Aden, who has worked with Nike, Alberta Ferretti, and Yeezy, to name just a few, was in Kenya this week to deliver a TEDx talk from the Kakuma Camp. The veiled runway star was born in the camp in 1997, and moved to the United States six years later, settling in Minnesota. The camp, situated in northwest Kenya, hosted the TED event on June 9, which brought together a number of current and former refugees besides other speakers and performers. The media organization asked participants to “share stories of perseverance and creativity”, according to its website, with the theme given as “thrive”.
“The aim is to steer away from the one-sided narrative of suffering and dejection,” the event page stated. “[It is] also about showcasing how refugees can help change not only their lives but the communities and countries in which they live.” The gathering marked the first time a TED event has been held in a refugee camp.
Aden revealed she was thankful for getting to the opportunity to revisit the camp, which was founded in 1992 and is currently home to more than 185,000 inhabitants. “This camp taught me so many lessons and I’m so grateful I had the chance to return,” the model told her 620,000 Instagram followers. “A lot has changed since I’ve left but we still have along way to go.” The model also revealed she worked on a short documentary about returning to Kenya, in collaboration with UNICEF and Teen Vogue, though no release date has yet been given.

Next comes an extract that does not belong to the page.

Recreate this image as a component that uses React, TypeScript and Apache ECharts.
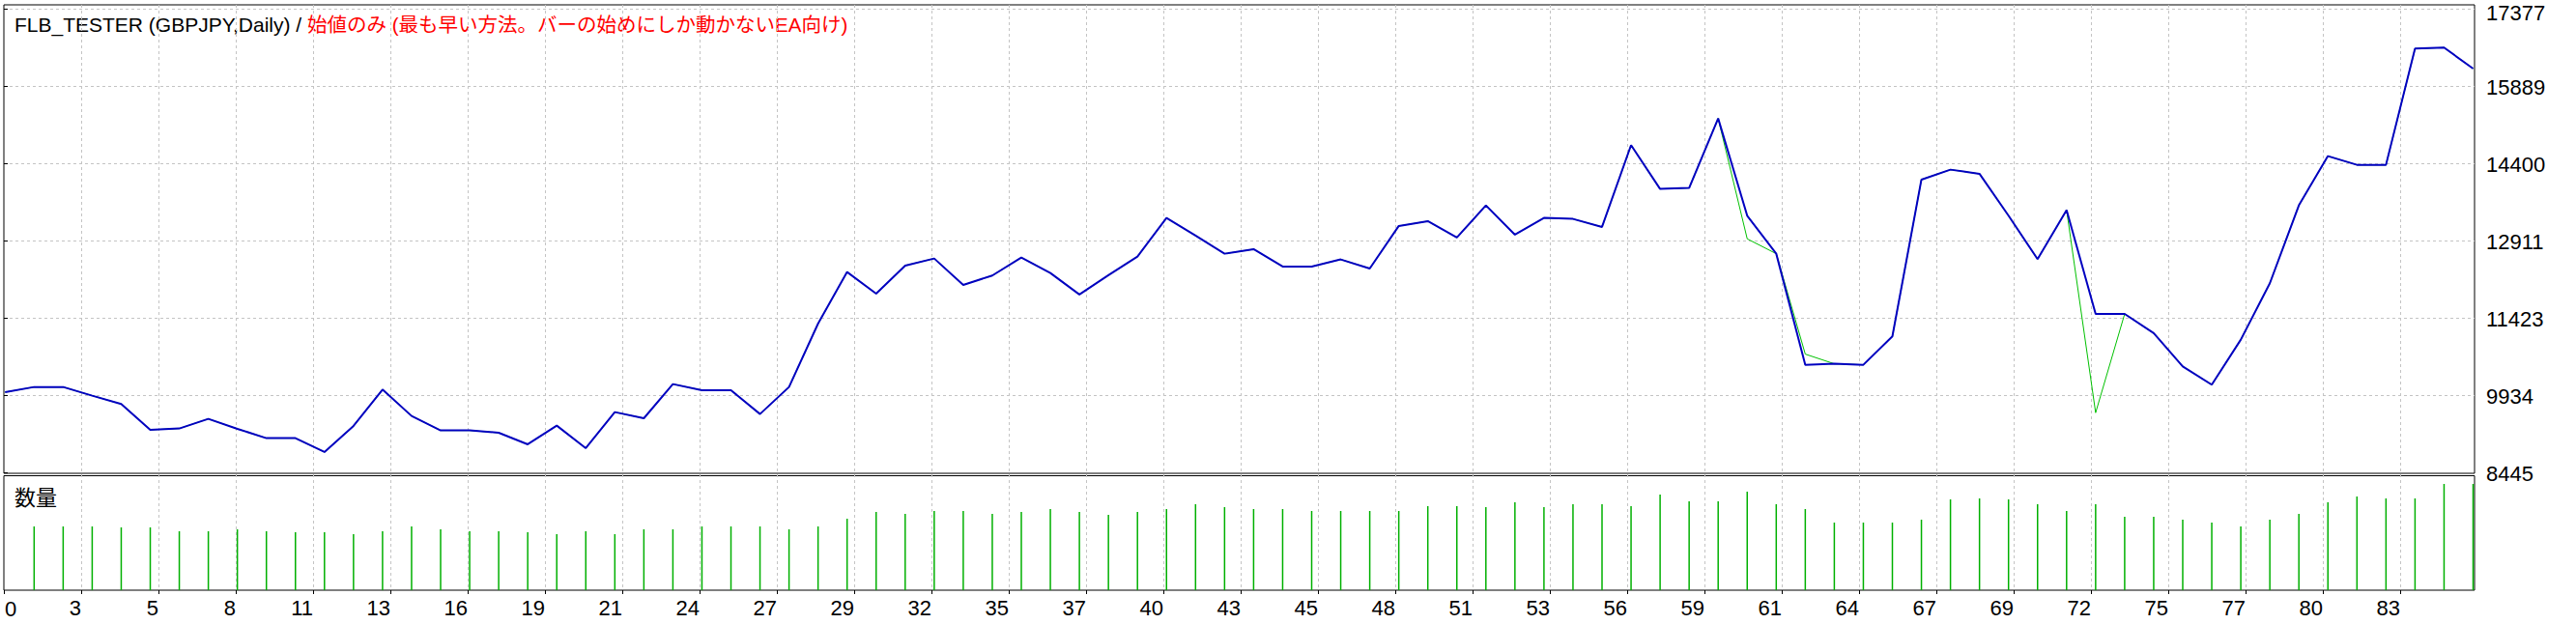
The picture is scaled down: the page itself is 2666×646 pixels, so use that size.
import React, { useEffect, useRef } from "react";
import * as echarts from "echarts";

// Balance (blue) per trade index 0..85
const balance = [
  9996, 10095, 10095, 9928, 9766, 9270, 9295, 9481, 9289, 9109,
  9109, 8842, 9345, 10045, 9537, 9258, 9258, 9214, 8991, 9351,
  8917, 9611, 9493, 10151, 10033, 10033, 9574, 10095, 11317, 12310,
  11894, 12434, 12570, 12062, 12242, 12589, 12291, 11876, 12248, 12608,
  13352, 13011, 12663, 12750, 12415, 12415, 12552, 12378, 13197, 13290,
  12974, 13594, 13029, 13352, 13333, 13178, 14754, 13910, 13930, 15269,
  13395, 12663, 10523, 10542, 10523, 11069, 14090, 14282, 14202, 13395,
  12558, 13501, 11503, 11503, 11131, 10492, 10139, 11007, 12093, 13594,
  14543, 14375, 14375, 16614, 16633, 16229,
];

// Equity (green) per trade index 0..85
const equity = [
  9996, 10095, 10095, 9928, 9766, 9270, 9295, 9481, 9289, 9109,
  9109, 8842, 9345, 10045, 9537, 9258, 9258, 9214, 8991, 9351,
  8917, 9611, 9493, 10151, 10033, 10033, 9574, 10095, 11317, 12310,
  11894, 12434, 12570, 12062, 12242, 12589, 12291, 11876, 12248, 12608,
  13352, 13011, 12663, 12750, 12415, 12415, 12552, 12378, 13197, 13290,
  12974, 13594, 13029, 13352, 13333, 13178, 14754, 13910, 13930, 15269,
  12949, 12663, 10728, 10542, 10523, 11069, 14090, 14282, 14202, 13395,
  12558, 13501, 9599, 11503, 11131, 10492, 10139, 11007, 12093, 13594,
  14543, 14375, 14375, 16614, 16633, 16229,
];

// Volume (lots) per trade index 0..85
const volume = [
  null,
  0.66, 0.66, 0.66, 0.65, 0.65, 0.61, 0.61, 0.63, 0.61, 0.60,
  0.60, 0.58, 0.61, 0.66, 0.63, 0.61, 0.61, 0.60, 0.58, 0.61,
  0.58, 0.63, 0.63, 0.66, 0.66, 0.66, 0.63, 0.66, 0.74,
  0.81, 0.79, 0.82, 0.82, 0.79, 0.81, 0.84, 0.81, 0.78, 0.81,
  0.84, 0.89, 0.86, 0.84, 0.84, 0.82, 0.82, 0.82, 0.82, 0.87,
  0.87, 0.86, 0.91, 0.86, 0.89, 0.89, 0.87, 0.99, 0.92, 0.92,
  1.02, 0.89, 0.84, 0.70, 0.70, 0.70, 0.73, 0.94, 0.95, 0.94,
  0.89, 0.82, 0.89, 0.76, 0.76, 0.73, 0.70, 0.66, 0.73, 0.79,
  0.91, 0.97, 0.95, 0.95, 1.10, 1.10,
];

const yTickLabels = ["8445", "9934", "11423", "12911", "14400", "15889", "17377"];
const xTickLabels = [
  "0", "3", "5", "8", "11", "13", "16", "19", "21", "24", "27", "29",
  "32", "35", "37", "40", "43", "45", "48", "51", "53", "56", "59",
  "61", "64", "67", "69", "72", "75", "77", "80", "83",
];
const titleMain = "FLB_TESTER (GBPJPY,Daily) / ";
const titleMode = "始値のみ (最も早い方法。バーの始めにしか動かないEA向け)";
const volumeLabel = "数量";

const FONT = "'Liberation Sans', 'Noto Sans CJK JP', sans-serif";
const GRIDLINE = { color: "#c4c4c4", type: [3, 3] as any, width: 1 };

export default function App() {
  const ref = useRef<HTMLDivElement>(null);

  useEffect(() => {
    document.body.style.margin = "0";
    if (!ref.current) return;
    const chart = echarts.init(ref.current, undefined, { renderer: "svg" });

    const option: any = {
      animation: false,
      backgroundColor: "#ffffff",
      grid: [
        { left: 4, top: 5, width: 2557, height: 485, show: true, borderColor: "#000", borderWidth: 1, outerBoundsMode: "none", containLabel: false },
        { left: 4, top: 492.5, width: 2557, height: 118.5, show: true, borderColor: "#000", borderWidth: 1, outerBoundsMode: "none", containLabel: false },
        { left: 4, top: 9, width: 2557, height: 480, show: false, outerBoundsMode: "none", containLabel: false },
        { left: 4, top: 5, width: 2480, height: 606, show: false, outerBoundsMode: "none", containLabel: false },
      ],
      xAxis: [
        { gridIndex: 0, type: "value", min: -0.042, max: 85.05, show: false },
        { gridIndex: 1, type: "value", min: -0.042, max: 85.05, show: false },
        { gridIndex: 2, type: "value", min: 0, max: 1, show: false },
        {
          gridIndex: 3,
          type: "value",
          position: "bottom",
          min: 0,
          max: 31,
          interval: 1,
          axisLine: { show: false },
          axisTick: { show: true, length: 4, lineStyle: { color: "#000", width: 1 } },
          axisLabel: {
            show: true,
            align: "right",
            margin: 7,
            fontSize: 22,
            fontFamily: FONT,
            color: "#000",
            formatter: (v: number) => (Number.isInteger(v) && v > 0 ? xTickLabels[v] ?? "" : ""),
          },
          splitLine: { show: true, showMinLine: false, lineStyle: GRIDLINE },
        },
      ],
      yAxis: [
        { gridIndex: 0, type: "value", min: 8432, max: 17457, show: false },
        { gridIndex: 1, type: "value", min: 0, max: 1.185, show: false },
        {
          gridIndex: 2,
          type: "value",
          position: "right",
          min: 0,
          max: 6,
          interval: 1,
          axisLine: { show: false },
          axisTick: { show: true, length: 4, lineStyle: { color: "#000", width: 1 } },
          axisLabel: {
            show: true,
            margin: 12,
            fontSize: 22,
            lineHeight: 18,
            padding: [3, 0, 0, 0],
            fontFamily: FONT,
            color: "#000",
            formatter: (v: number) => {
              if (!Number.isInteger(v)) return "";
              const s = yTickLabels[v] ?? "";
              return v === yTickLabels.length - 1 ? `{t|${s}}` : s;
            },
            rich: {
              t: { fontSize: 22, fontFamily: FONT, color: "#000", lineHeight: 18, padding: [6, 0, 0, 0] },
            },
          },
          splitLine: { show: true, showMinLine: false, lineStyle: GRIDLINE },
        },
        { gridIndex: 3, type: "value", min: 0, max: 1, show: false },
      ],
      series: [
        {
          type: "bar",
          xAxisIndex: 1,
          yAxisIndex: 1,
          barWidth: 1.5,
          silent: true,
          itemStyle: { color: "#00b000" },
          data: volume.map((v, i) => [i, v]),
        },
        {
          type: "line",
          xAxisIndex: 0,
          yAxisIndex: 0,
          showSymbol: false,
          symbol: "none",
          silent: true,
          z: 3,
          lineStyle: { color: "#00c000", width: 1 },
          data: equity.map((v, i) => [i, v]),
        },
        {
          type: "line",
          xAxisIndex: 0,
          yAxisIndex: 0,
          showSymbol: false,
          symbol: "none",
          silent: true,
          z: 4,
          lineStyle: { color: "#0000c0", width: 2 },
          data: balance.map((v, i) => [i, v]),
        },
      ],
      graphic: [
        {
          type: "text",
          x: 15,
          y: 25,
          silent: true,
          style: {
            text: `{a|${titleMain}}{b|${titleMode}}`,
            verticalAlign: "middle",
            rich: {
              a: { fontSize: 21, fontFamily: FONT, fill: "#000000" },
              b: { fontSize: 20.5, fontFamily: FONT, fill: "#ff0000" },
            },
          },
        },
        {
          type: "text",
          x: 15,
          y: 513,
          silent: true,
          style: { text: volumeLabel, fontSize: 22, fontFamily: "'Noto Sans CJK JP', sans-serif", fill: "#000", verticalAlign: "middle" },
        },
        {
          type: "text",
          x: 5,
          y: 630,
          silent: true,
          style: { text: xTickLabels[0], fontSize: 22, fontFamily: FONT, fill: "#000", verticalAlign: "middle" },
        },
      ],
    };

    chart.setOption(option);
    return () => chart.dispose();
  }, []);

  return <div ref={ref} style={{ width: 2666, height: 646 }} />;
}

Aden also shared a short snippet of her TED Talk, though the full video is not yet live on TED’s YouTube page. Other speakers on the day included Yiech Pur Biel, who was part of the first refugee team in history to compete at the Olympics, and Mesfin Getahun, an entrepreneur who launched a successful wholesale business from the camp.
“I want you to remember that although the children here are refugees, they are children,” Aden said during her talk, according to Reuters. “They deserve every opportunity to flourish, to hope, to dream, to be successful. My story began here in Kakuma refugee camp, a place of hope.”